** Start RAW RECORDS **

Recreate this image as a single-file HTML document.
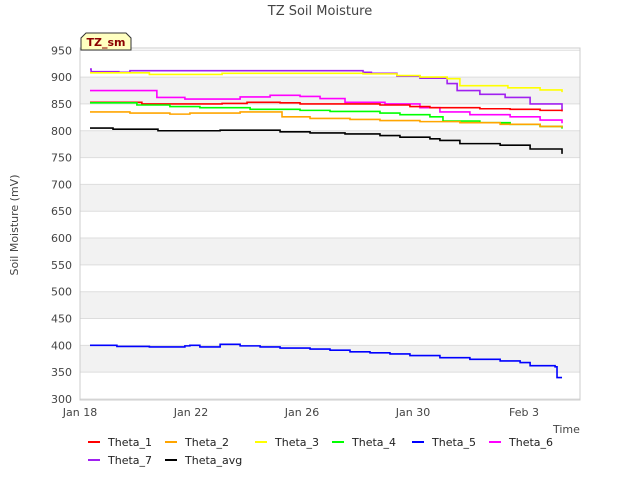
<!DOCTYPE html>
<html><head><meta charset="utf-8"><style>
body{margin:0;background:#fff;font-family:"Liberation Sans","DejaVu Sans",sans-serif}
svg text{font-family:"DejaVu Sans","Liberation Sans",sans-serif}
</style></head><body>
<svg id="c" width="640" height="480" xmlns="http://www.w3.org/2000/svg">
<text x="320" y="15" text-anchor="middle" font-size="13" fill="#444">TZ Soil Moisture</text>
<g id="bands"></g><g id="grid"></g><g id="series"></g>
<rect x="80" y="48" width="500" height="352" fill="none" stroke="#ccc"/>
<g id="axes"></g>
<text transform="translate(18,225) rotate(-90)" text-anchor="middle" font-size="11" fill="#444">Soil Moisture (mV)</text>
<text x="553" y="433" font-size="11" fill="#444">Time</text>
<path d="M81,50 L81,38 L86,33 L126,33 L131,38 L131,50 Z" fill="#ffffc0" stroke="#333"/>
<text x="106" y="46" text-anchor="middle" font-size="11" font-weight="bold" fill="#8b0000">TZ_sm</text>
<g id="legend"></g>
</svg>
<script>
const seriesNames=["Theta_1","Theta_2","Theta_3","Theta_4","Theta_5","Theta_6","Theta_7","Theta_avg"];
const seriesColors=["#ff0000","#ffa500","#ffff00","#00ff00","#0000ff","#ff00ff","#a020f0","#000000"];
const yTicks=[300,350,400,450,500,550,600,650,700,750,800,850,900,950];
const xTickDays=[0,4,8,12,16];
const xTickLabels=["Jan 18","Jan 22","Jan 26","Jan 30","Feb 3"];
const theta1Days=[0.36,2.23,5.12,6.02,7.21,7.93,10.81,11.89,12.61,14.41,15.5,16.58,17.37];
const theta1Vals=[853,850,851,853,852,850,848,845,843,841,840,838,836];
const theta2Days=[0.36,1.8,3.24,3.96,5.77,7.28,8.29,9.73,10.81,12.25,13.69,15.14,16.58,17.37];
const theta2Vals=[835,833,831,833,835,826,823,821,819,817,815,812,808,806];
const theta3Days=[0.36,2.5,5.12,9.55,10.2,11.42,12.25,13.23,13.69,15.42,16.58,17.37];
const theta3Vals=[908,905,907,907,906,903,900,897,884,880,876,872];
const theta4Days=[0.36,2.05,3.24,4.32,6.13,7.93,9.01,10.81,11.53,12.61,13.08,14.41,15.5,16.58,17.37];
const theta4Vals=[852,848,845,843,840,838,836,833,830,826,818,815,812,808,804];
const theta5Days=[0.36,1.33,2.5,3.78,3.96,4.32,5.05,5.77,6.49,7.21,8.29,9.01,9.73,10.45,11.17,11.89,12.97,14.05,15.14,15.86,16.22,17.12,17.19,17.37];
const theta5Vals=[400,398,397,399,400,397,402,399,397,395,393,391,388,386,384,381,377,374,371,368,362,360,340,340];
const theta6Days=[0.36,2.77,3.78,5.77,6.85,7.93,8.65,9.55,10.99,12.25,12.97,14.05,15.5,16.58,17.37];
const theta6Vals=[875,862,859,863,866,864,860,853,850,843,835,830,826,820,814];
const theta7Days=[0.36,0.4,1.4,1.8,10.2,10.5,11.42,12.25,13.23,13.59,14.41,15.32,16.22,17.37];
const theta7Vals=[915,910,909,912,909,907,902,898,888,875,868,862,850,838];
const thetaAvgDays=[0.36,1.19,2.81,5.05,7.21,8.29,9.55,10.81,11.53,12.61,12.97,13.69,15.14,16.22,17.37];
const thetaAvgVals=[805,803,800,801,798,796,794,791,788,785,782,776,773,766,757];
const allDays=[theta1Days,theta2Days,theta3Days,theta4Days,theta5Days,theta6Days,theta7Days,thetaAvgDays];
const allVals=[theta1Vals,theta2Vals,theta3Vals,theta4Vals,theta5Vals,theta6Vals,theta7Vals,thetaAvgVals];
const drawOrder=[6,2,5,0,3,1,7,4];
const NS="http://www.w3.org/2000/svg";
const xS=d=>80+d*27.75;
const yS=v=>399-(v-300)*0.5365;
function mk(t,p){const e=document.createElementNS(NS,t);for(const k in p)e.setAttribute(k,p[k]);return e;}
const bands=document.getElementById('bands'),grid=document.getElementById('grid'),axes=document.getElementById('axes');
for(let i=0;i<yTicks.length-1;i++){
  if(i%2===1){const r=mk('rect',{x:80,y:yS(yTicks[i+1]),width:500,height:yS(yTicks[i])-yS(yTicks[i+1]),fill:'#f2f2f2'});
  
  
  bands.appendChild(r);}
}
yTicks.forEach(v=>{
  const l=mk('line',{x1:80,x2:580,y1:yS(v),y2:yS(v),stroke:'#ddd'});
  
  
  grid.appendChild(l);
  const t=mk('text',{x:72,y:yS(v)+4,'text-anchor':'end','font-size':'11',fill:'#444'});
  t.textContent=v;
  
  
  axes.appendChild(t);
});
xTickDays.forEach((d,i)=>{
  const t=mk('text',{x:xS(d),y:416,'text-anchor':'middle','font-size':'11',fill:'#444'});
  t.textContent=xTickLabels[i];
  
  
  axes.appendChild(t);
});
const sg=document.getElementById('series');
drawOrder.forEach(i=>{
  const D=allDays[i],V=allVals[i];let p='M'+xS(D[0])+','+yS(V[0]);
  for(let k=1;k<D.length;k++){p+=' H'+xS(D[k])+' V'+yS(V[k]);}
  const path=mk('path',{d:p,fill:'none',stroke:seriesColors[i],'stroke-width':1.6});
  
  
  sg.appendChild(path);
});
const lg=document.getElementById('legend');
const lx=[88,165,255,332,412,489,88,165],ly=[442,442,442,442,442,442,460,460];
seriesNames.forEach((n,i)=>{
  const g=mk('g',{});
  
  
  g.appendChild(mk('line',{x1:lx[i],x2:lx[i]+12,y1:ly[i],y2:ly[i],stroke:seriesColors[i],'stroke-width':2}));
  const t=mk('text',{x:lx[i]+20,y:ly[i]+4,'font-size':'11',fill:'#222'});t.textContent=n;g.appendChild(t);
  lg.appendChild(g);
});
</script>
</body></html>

** End RAW RECORDS **
** Start RAW RECORDS **

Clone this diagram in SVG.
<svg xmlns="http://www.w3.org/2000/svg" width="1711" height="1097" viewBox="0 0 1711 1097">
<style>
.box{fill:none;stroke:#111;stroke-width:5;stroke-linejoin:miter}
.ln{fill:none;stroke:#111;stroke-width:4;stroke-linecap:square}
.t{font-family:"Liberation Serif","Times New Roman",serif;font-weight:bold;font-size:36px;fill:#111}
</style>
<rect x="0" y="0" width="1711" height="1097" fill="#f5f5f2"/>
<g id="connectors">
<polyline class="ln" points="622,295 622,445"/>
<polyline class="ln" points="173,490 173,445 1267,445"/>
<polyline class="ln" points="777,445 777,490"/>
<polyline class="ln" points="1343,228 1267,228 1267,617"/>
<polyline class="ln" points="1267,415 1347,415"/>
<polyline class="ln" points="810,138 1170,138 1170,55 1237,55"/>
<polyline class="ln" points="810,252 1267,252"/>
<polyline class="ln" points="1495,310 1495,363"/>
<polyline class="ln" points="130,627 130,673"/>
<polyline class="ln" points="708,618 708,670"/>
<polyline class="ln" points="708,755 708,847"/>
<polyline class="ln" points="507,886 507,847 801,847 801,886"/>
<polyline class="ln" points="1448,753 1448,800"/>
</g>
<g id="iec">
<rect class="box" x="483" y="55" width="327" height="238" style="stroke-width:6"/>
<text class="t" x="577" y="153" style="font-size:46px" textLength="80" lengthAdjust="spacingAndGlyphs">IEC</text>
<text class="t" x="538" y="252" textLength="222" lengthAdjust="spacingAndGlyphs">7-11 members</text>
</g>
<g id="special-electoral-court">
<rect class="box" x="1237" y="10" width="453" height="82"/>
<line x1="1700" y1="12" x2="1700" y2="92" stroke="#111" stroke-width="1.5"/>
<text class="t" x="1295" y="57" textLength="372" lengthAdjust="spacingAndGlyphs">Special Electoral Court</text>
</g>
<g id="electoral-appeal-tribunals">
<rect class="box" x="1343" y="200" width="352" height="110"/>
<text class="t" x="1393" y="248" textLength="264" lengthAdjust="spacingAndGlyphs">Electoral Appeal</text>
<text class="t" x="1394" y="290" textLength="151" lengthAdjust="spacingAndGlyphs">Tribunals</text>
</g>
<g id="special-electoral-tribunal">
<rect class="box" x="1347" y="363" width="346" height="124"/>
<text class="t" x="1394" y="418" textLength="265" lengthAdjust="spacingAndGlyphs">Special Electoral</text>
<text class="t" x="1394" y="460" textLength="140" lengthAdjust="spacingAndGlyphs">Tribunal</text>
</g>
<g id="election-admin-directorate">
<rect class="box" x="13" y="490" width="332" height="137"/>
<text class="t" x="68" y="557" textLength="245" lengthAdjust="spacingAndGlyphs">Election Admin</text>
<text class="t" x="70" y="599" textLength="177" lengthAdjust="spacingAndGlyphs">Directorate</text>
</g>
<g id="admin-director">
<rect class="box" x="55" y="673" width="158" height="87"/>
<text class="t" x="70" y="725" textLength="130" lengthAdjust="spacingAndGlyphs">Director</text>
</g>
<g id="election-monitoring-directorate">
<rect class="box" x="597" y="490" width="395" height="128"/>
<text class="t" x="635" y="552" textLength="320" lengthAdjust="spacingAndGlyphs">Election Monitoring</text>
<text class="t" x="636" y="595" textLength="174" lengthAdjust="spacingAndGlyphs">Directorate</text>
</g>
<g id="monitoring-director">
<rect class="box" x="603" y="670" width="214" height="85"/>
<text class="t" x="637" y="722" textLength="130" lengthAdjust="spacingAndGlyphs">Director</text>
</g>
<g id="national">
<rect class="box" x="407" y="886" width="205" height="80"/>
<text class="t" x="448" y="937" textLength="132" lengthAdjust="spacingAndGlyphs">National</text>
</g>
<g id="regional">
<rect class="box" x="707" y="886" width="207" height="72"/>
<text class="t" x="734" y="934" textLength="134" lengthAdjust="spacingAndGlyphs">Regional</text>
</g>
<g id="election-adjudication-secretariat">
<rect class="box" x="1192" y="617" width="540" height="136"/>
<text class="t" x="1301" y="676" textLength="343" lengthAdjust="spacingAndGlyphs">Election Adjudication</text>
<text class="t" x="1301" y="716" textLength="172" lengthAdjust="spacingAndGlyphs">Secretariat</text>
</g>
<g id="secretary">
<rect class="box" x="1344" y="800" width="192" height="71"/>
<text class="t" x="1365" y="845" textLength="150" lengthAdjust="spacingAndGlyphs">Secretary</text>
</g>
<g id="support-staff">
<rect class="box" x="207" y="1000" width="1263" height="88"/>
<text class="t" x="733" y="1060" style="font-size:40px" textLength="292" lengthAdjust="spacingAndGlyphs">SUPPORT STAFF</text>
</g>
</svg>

** End RAW RECORDS **
** Start RAW RECORDS **

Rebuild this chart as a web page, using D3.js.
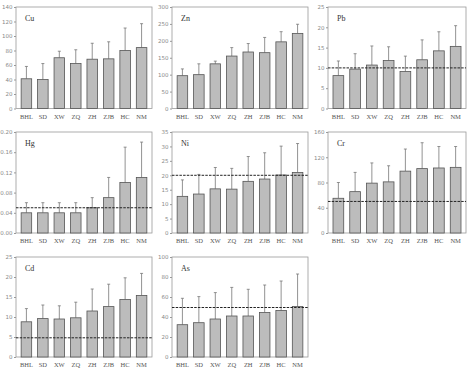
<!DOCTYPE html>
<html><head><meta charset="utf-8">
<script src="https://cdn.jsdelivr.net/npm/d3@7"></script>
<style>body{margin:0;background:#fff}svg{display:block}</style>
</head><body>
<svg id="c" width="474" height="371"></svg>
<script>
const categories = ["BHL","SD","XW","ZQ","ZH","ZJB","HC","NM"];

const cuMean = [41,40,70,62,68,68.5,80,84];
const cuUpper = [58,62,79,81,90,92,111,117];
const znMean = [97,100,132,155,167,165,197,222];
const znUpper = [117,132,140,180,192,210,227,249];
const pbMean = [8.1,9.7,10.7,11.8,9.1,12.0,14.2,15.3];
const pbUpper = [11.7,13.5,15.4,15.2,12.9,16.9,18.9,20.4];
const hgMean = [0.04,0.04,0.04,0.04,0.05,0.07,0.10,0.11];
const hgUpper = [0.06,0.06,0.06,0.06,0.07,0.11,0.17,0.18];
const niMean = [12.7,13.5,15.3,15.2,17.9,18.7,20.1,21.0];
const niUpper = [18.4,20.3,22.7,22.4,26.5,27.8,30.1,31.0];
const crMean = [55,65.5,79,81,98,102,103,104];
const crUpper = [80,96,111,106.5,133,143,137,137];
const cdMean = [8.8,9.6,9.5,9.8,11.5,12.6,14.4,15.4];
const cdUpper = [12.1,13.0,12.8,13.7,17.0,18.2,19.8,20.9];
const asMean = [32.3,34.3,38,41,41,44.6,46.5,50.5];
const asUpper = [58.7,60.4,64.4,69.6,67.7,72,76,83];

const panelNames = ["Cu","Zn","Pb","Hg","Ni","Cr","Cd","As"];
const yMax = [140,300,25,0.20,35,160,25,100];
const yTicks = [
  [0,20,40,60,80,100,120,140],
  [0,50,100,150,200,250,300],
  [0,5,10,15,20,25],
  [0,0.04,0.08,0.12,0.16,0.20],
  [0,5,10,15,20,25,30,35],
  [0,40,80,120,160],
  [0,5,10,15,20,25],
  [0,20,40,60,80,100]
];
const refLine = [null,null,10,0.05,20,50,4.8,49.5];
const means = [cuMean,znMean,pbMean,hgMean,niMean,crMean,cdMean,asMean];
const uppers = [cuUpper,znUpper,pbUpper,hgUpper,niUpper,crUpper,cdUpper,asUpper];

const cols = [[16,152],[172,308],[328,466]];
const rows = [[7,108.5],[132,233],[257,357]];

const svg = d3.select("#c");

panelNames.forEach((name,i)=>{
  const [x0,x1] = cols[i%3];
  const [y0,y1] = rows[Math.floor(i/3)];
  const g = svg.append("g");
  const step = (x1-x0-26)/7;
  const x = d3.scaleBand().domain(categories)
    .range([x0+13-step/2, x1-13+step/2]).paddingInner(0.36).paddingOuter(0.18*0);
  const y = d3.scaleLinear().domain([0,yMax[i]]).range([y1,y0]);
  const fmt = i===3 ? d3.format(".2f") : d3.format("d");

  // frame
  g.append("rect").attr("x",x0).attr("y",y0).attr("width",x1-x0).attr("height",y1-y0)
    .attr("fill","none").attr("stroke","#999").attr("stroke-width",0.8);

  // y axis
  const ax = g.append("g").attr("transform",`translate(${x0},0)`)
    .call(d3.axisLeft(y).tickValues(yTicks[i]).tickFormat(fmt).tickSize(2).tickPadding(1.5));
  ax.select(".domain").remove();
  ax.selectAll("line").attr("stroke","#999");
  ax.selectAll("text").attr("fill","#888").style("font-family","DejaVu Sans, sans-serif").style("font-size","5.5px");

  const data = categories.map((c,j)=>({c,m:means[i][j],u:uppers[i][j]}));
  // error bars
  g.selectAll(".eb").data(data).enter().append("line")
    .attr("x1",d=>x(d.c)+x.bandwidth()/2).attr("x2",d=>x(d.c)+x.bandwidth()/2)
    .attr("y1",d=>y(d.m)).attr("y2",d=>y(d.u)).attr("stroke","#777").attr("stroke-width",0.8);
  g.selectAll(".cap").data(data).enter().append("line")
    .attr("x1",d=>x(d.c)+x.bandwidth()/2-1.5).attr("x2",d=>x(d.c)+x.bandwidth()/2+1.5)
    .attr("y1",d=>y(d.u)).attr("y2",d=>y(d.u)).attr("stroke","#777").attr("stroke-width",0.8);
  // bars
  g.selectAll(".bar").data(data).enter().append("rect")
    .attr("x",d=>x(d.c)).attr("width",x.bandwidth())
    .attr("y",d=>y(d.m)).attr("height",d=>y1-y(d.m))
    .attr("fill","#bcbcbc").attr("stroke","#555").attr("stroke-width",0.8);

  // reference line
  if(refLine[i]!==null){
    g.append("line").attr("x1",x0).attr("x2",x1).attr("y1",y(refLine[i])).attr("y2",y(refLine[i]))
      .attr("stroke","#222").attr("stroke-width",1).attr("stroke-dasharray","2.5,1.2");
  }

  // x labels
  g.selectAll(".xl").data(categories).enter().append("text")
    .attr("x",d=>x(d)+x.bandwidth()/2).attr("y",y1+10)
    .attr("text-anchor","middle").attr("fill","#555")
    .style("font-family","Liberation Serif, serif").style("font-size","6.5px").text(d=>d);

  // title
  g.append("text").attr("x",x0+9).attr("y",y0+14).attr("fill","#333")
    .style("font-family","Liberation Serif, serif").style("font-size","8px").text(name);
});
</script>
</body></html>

** End RAW RECORDS **

Word for word, restate the lines beginning with the one that has "Rebuild this chart" and ending with the one that has "const asUpper = [58.7,60.4,64.4,69.6,67.7,72,76,83];". Keep both ends and skip any pictures.

Rebuild this chart as a web page, using D3.js.
<!DOCTYPE html>
<html><head><meta charset="utf-8">
<script src="https://cdn.jsdelivr.net/npm/d3@7"></script>
<style>body{margin:0;background:#fff}svg{display:block}</style>
</head><body>
<svg id="c" width="474" height="371"></svg>
<script>
const categories = ["BHL","SD","XW","ZQ","ZH","ZJB","HC","NM"];

const cuMean = [41,40,70,62,68,68.5,80,84];
const cuUpper = [58,62,79,81,90,92,111,117];
const znMean = [97,100,132,155,167,165,197,222];
const znUpper = [117,132,140,180,192,210,227,249];
const pbMean = [8.1,9.7,10.7,11.8,9.1,12.0,14.2,15.3];
const pbUpper = [11.7,13.5,15.4,15.2,12.9,16.9,18.9,20.4];
const hgMean = [0.04,0.04,0.04,0.04,0.05,0.07,0.10,0.11];
const hgUpper = [0.06,0.06,0.06,0.06,0.07,0.11,0.17,0.18];
const niMean = [12.7,13.5,15.3,15.2,17.9,18.7,20.1,21.0];
const niUpper = [18.4,20.3,22.7,22.4,26.5,27.8,30.1,31.0];
const crMean = [55,65.5,79,81,98,102,103,104];
const crUpper = [80,96,111,106.5,133,143,137,137];
const cdMean = [8.8,9.6,9.5,9.8,11.5,12.6,14.4,15.4];
const cdUpper = [12.1,13.0,12.8,13.7,17.0,18.2,19.8,20.9];
const asMean = [32.3,34.3,38,41,41,44.6,46.5,50.5];
const asUpper = [58.7,60.4,64.4,69.6,67.7,72,76,83];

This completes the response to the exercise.